If you have a fleet of vehicles, the auto liability exposure alone justifies umbrella coverage. A fatal accident involving one of your company trucks could result in a $3M to $5M wrongful death claim. Without umbrella coverage, that excess amount comes directly from your business assets and personal assets if you are a sole proprietor or have signed a personal guarantee.
How the Two Policies Work Together
Think of your GL as the foundation and your umbrella as the additional story built on top. The umbrella does not replace your GL; it extends it. Your GL handles the first dollar of every covered claim up to its limits. Only when those limits are exhausted does the umbrella begin paying. This is why umbrella policies require you to maintain minimum underlying limits, usually $1M per occurrence and $2M aggregate for GL, and $1M combined single limit for auto.
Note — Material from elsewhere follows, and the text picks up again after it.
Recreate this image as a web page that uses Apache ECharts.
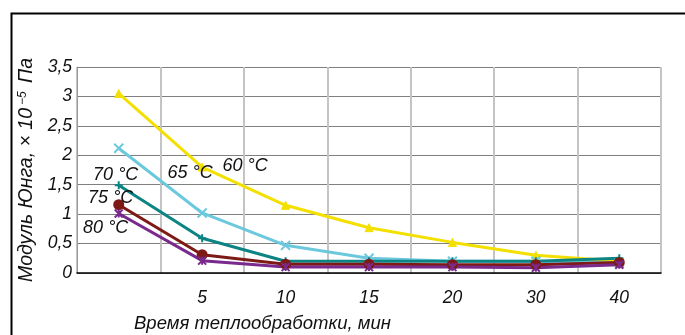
<!DOCTYPE html>
<html>
<head>
<meta charset="utf-8">
<script src="https://cdn.jsdelivr.net/npm/echarts@6/dist/echarts.min.js"></script>
<style>
  html, body { margin: 0; padding: 0; background: #fff; }
  #chart { width: 685px; height: 335px; }
</style>
</head>
<body>
<div id="chart"></div>
<script>
// Heat-treatment time, min (first column has no label)
const categories = ['', '5', '10', '15', '20', '30', '40'];

// Young's modulus per curing temperature
const t60 = [3.05, 1.80, 1.15, 0.77, 0.52, 0.30, 0.20];
const t65 = [2.12, 1.02, 0.47, 0.25, 0.20, 0.20, 0.17];
const t70 = [1.49, 0.59, 0.20, 0.20, 0.20, 0.20, 0.25];
const t75 = [1.16, 0.31, 0.15, 0.15, 0.14, 0.14, 0.18];
const t80 = [1.01, 0.21, 0.10, 0.10, 0.10, 0.09, 0.14];

const seriesNames = ['60 °C', '65 °C', '70 °C', '75 °C', '80 °C'];
const yTicks = [0, 0.5, 1, 1.5, 2, 2.5, 3, 3.5];

const FONT = 'Liberation Sans';

const crossPath = 'path://M0,0L10,10M10,0L0,10';
const plusPath = 'path://M5,0L5,10M0,5L10,5';
const starPath = 'path://M0,0L10,10M10,0L0,10M5,0L5,10';

// which point carries the temperature tag, and where the tag sits relative to it
function tagged(values, idx, name, offset) {
  return values.map((v, i) => i === idx ? {
    value: v,
    label: {
      show: true, formatter: name, position: 'inside', offset: offset,
      color: '#111', fontFamily: FONT, fontStyle: 'italic', fontSize: 18
    }
  } : v);
}

function lineSeries(name, data, color, symbol, size, width, tagIdx, tagOffset, extra) {
  return Object.assign({
    name: name,
    type: 'line',
    data: tagged(data, tagIdx, name, tagOffset),
    symbol: symbol,
    symbolSize: size,
    showSymbol: true,
    lineStyle: { color: color, width: width },
    itemStyle: { color: color, borderColor: color, borderWidth: 2 },
    emphasis: { disabled: true },
    animation: false
  }, extra || {});
}

const chart = echarts.init(document.getElementById('chart'), null, { renderer: 'canvas' });

chart.setOption({
  backgroundColor: '#fff',
  animation: false,
  grid: { left: 77, right: 24, top: 67, bottom: 62 },
  graphic: [
    {
      type: 'rect', left: 9, top: 11, z: -1,
      shape: { width: 800, height: 400 },
      style: { fill: 'none', stroke: '#000', lineWidth: 2 }
    },
    {
      type: 'text', left: 134, top: 314,
      style: {
        text: 'Время теплообработки, мин', fill: '#111',
        font: 'italic 18.5px "' + FONT + '"'
      }
    }
  ],
  xAxis: {
    type: 'category',
    data: categories,
    boundaryGap: true,
    axisLine: { show: true, lineStyle: { color: '#000', width: 1.5 } },
    axisTick: { show: false },
    axisLabel: {
      interval: 0, margin: 16, color: '#111',
      fontFamily: FONT, fontStyle: 'italic', fontSize: 17.5
    },
    splitLine: { show: true, interval: 0, lineStyle: { color: '#c4c4c4', width: 2 } }
  },
  yAxis: {
    type: 'value',
    min: 0, max: 3.5, interval: 0.5,
    axisLine: { show: true, lineStyle: { color: '#9a9a9a', width: 1 } },
    axisTick: { show: false },
    axisLabel: {
      margin: 5, color: '#111',
      fontFamily: FONT, fontStyle: 'italic', fontSize: 17.5,
      formatter: v => (yTicks.includes(v) ? String(v).replace('.', ',') : '')
    },
    splitLine: { show: true, lineStyle: { color: '#808080', width: 1 } },
    name: '{a|Модуль Юнга, × 10}{s|−5}{a| Па}',
    nameLocation: 'middle',
    nameGap: 34,
    nameRotate: 90,
    nameTextStyle: {
      rich: {
        a: { fontFamily: FONT, fontStyle: 'italic', fontSize: 19.5, color: '#111' },
        s: { fontFamily: FONT, fontStyle: 'italic', fontSize: 12, color: '#111',
             verticalAlign: 'top', padding: [0, 3, 9, 3] }
      }
    }
  },
  series: [
    lineSeries(seriesNames[0], t60, '#f4e000', 'triangle', 8, 3, 1, [43, -1],
      { itemStyle: { color: '#f4e000', borderColor: '#f4e000', borderWidth: 1 } }),
    lineSeries(seriesNames[1], t65, '#6cc9dd', crossPath, 9, 3, 1, [-12, -40]),
    lineSeries(seriesNames[2], t70, '#0c8484', plusPath, 8, 3, 0, [-3, -10]),
    lineSeries(seriesNames[3], t75, '#7e1a16', 'circle', 9, 3, 0, [-8, -7]),
    lineSeries(seriesNames[4], t80, '#7a2a8c', starPath, 8, 3, 0, [-13, 14])
  ]
});
</script>
</body>
</html>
If you reduce your underlying limits below the umbrella's requirements, the umbrella insurer can deny claims or void the policy entirely. Always confirm your underlying limits meet the umbrella carrier's requirements before binding coverage.
Cost Comparison and Value
Umbrella insurance is one of the best values in commercial insurance. A $1M umbrella policy for a roofing contractor typically costs $1,500 to $4,000 per year. Compare that to the cost of increasing your primary GL from $1M/$2M to $2M/$4M, which might add $4,000 to $8,000 to your GL premium. The umbrella gives you the same additional $1M in coverage at a fraction of the cost because it only pays after the primary policy is exhausted.
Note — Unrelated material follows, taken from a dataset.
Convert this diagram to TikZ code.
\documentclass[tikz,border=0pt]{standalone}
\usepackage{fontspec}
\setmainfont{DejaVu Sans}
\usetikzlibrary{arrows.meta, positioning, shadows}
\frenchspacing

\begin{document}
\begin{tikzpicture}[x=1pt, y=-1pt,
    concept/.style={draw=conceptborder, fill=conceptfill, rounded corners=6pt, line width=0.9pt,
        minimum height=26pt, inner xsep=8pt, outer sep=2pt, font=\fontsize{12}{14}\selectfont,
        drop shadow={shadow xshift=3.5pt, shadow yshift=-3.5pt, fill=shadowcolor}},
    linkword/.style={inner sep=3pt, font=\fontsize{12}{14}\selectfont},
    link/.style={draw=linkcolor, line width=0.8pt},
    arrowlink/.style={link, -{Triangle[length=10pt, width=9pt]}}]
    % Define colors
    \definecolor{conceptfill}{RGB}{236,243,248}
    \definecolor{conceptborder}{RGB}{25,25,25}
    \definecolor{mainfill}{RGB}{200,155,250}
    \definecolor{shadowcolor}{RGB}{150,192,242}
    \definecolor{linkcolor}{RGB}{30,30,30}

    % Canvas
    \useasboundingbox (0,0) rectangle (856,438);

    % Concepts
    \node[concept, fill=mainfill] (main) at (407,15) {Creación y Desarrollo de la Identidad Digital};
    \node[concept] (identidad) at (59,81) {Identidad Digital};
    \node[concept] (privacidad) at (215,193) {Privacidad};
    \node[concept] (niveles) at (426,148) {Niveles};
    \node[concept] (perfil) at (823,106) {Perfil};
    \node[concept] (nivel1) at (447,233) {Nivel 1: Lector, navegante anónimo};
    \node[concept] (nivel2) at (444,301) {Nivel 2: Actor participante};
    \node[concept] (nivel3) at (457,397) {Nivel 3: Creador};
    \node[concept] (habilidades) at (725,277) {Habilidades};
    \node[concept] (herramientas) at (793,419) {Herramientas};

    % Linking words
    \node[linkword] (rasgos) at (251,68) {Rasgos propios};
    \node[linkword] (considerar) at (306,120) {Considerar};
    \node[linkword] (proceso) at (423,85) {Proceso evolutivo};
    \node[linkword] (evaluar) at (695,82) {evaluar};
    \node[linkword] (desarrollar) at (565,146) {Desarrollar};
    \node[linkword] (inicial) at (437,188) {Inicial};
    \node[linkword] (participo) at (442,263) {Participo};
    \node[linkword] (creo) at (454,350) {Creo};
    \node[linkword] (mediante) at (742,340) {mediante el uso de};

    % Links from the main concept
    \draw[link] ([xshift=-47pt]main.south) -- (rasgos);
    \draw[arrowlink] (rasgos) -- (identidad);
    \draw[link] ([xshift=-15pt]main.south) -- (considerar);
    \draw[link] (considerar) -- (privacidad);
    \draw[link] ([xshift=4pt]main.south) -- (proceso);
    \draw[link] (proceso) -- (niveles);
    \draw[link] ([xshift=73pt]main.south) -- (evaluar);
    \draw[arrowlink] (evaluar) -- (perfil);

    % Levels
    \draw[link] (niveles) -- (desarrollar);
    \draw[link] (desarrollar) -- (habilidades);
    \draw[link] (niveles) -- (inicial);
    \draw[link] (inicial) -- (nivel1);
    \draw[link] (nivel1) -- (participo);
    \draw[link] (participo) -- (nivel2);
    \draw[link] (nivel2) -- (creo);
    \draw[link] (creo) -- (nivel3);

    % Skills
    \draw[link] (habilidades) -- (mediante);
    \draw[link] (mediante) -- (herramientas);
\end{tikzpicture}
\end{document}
For a roofing company doing $1M in revenue with five trucks on the road, a $2M umbrella at $3,500 per year is a small price to pay for protection against a catastrophic claim that could otherwise bankrupt the business.
Making the Decision
Every roofing contractor needs general liability. The question is not whether you need GL, but whether your GL limits alone are enough. If you do any commercial work, work on homes valued over $500,000, operate more than two vehicles, or simply want to protect your business from a worst-case scenario, adding an umbrella policy is a smart, cost-effective decision. The additional protection it provides far outweighs the relatively modest premium.